SUNO AI has finally been sued by all major music labels

Link to the Complaint:

https://www.riaa.com/wp-content/uploads/2024/06/Suno-complaint-file-stamped20.pdf

Key takeaways from the complaint:

"7. Defendant Suno, Inc. is the company behind Suno AI, or simply Suno, a generative
AI service that creates digital music files within seconds of receiving a user’s prompts. Building and operating a service like Suno’s requires at the outset copying and ingesting massive amounts of data to “train” a software “model” to generate outputs. For Suno specifically, this process involved copying decades worth of the world’s most popular sound recordings and then ingesting those copies into Suno’s AI model so it can generate outputs that imitate the qualities of genuine human sound recordings. Suno charges many of its users monthly fees to use its product and produce digital music files, which are designed to entertain, evoke emotion, and stoke passion just
like the genuine sound recordings Suno copied.

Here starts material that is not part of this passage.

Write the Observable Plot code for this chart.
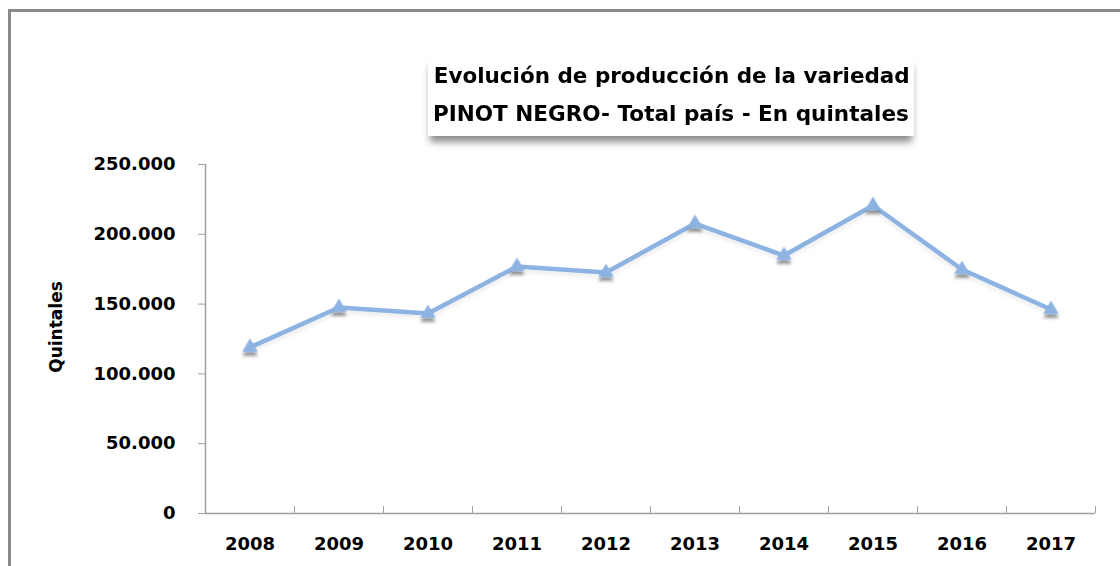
<!DOCTYPE html>
<html>
<head>
<meta charset="utf-8">
<script src="https://cdn.jsdelivr.net/npm/d3@7"></script>
<script src="https://cdn.jsdelivr.net/npm/@observablehq/plot@0.6"></script>
<style>
  html, body { margin: 0; padding: 0; background: #fff; overflow: hidden; }
  #wrap { position: relative; width: 1120px; height: 566px; overflow: hidden; font-family: "DejaVu Sans", sans-serif; }
  #border { position: absolute; left: 8px; top: 9px; width: 1300px; height: 800px; border: 3px solid #8a8a8a; box-sizing: border-box; }
  #chart { position: absolute; left: 0; top: 0; }
  #title { position: absolute; left: 428px; top: 56px; width: 486px; height: 80px; background: #fff;
           box-shadow: 0 8px 7px -2px rgba(0,0,0,0.45); font-weight: bold; font-size: 22px; line-height: 38px;
           color: #000; text-align: center; padding-top: 1px; box-sizing: border-box; }
  #title div { white-space: nowrap; display: inline-block; }
</style>
</head>
<body>
<div id="wrap">
  <div id="border"></div>
  <div id="chart"></div>
  <div id="title"><div id="t1">Evolución de producción de la variedad</div><br><div id="t2">PINOT NEGRO- Total país - En quintales</div></div>
</div>
<script>
const years = [2008, 2009, 2010, 2011, 2012, 2013, 2014, 2015, 2016, 2017];
const quintales = [119000, 147600, 143300, 176900, 172600, 207700, 184800, 220600, 174800, 146100];
const yTicks = [0, 50000, 100000, 150000, 200000, 250000];
const yTickLabels = ["0", "50.000", "100.000", "150.000", "200.000", "250.000"];
const yLabel = "Quintales";

const data = years.map((y, i) => ({year: y, value: quintales[i]}));
const boundaries = [years[0] - 0.5, ...years.map(y => y + 0.5)];
const lineColor = "#8db3e2";
const axisGray = "#a0a0a0";

const plot = Plot.plot({
  width: 1120,
  height: 566,
  marginLeft: 205,
  marginRight: 25,
  marginTop: 164,
  marginBottom: 53,
  style: {background: "transparent", fontFamily: "DejaVu Sans, sans-serif", overflow: "visible"},
  x: {type: "linear", domain: [years[0] - 0.5, years[years.length - 1] + 0.5]},
  y: {domain: [0, 250000]},
  marks: [
    Plot.axisY({ticks: yTicks, tickFormat: d => yTickLabels[yTicks.indexOf(d)], tickSize: 7, tickPadding: 23,
                stroke: axisGray, fill: "#000", fontSize: 18, fontWeight: "bold", label: null}),
    Plot.axisX({ticks: years, tickFormat: d => String(d), tickSize: 0, tickPadding: 24,
                fill: "#000", fontSize: 18, fontWeight: "bold", label: null}),
    Plot.axisX({ticks: boundaries, tickFormat: () => "", tickSize: -7, stroke: axisGray, label: null}),
    Plot.ruleY([0], {stroke: axisGray, strokeWidth: 1.5}),
    Plot.ruleX([years[0] - 0.5], {stroke: axisGray, strokeWidth: 1.5}),
    Plot.line(data, {x: "year", y: "value", stroke: lineColor, strokeWidth: 4.5, strokeLinejoin: "round"}),
    Plot.dot(data, {x: "year", y: "value", symbol: "triangle", r: 5.8, fill: lineColor, stroke: "none"}),
    Plot.text([yLabel], {frameAnchor: "left", textAnchor: "middle", dx: -149, dy: -12, rotate: -90, fontSize: 17, fontWeight: "bold", fill: "#000"})
  ]
});
document.getElementById("chart").appendChild(plot);

// drop shadow for markers (and a faint one for the line)
const svg = d3.select(plot);
const defs = svg.insert("defs", ":first-child");
const f = defs.append("filter").attr("id", "sh").attr("x", "-50%").attr("y", "-50%").attr("width", "200%").attr("height", "200%");
f.append("feDropShadow").attr("dx", 0).attr("dy", 4).attr("stdDeviation", 1.8).attr("flood-color", "#000").attr("flood-opacity", 0.4);
const f2 = defs.append("filter").attr("id", "sh2").attr("x", "-10%").attr("y", "-20%").attr("width", "120%").attr("height", "140%");
f2.append("feDropShadow").attr("dx", 0).attr("dy", 3).attr("stdDeviation", 2).attr("flood-color", "#000").attr("flood-opacity", 0.08);
svg.selectAll('g[aria-label="dot"]').attr("filter", "url(#sh)");
svg.selectAll('g[aria-label="line"]').attr("filter", "url(#sh2)");

// fit title lines to the reference width
for (const id of ["t1", "t2"]) {
  const el = document.getElementById(id);
  const w = el.getBoundingClientRect().width;
  const target = 476;
  el.style.transform = `scaleX(${target / w})`;
}
</script>
</body>
</html>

  1. Given that the foundation of its business has been to exploit copyrighted sound
    recordings without permission, Suno has been deliberately evasive about what exactly it has copied. This is unsurprising. After all, to answer that question honestly would be to admit willful copyright infringement on an almost unimaginable scale. Suno’s executives instead speak publicly in exceedingly general terms. For example, one of Suno’s co-founders posted online that Suno’s service trains on a “mix of proprietary and public data,”1 while another co-founder stated that Suno’s training practices are “fairly in line with what other people are doing.”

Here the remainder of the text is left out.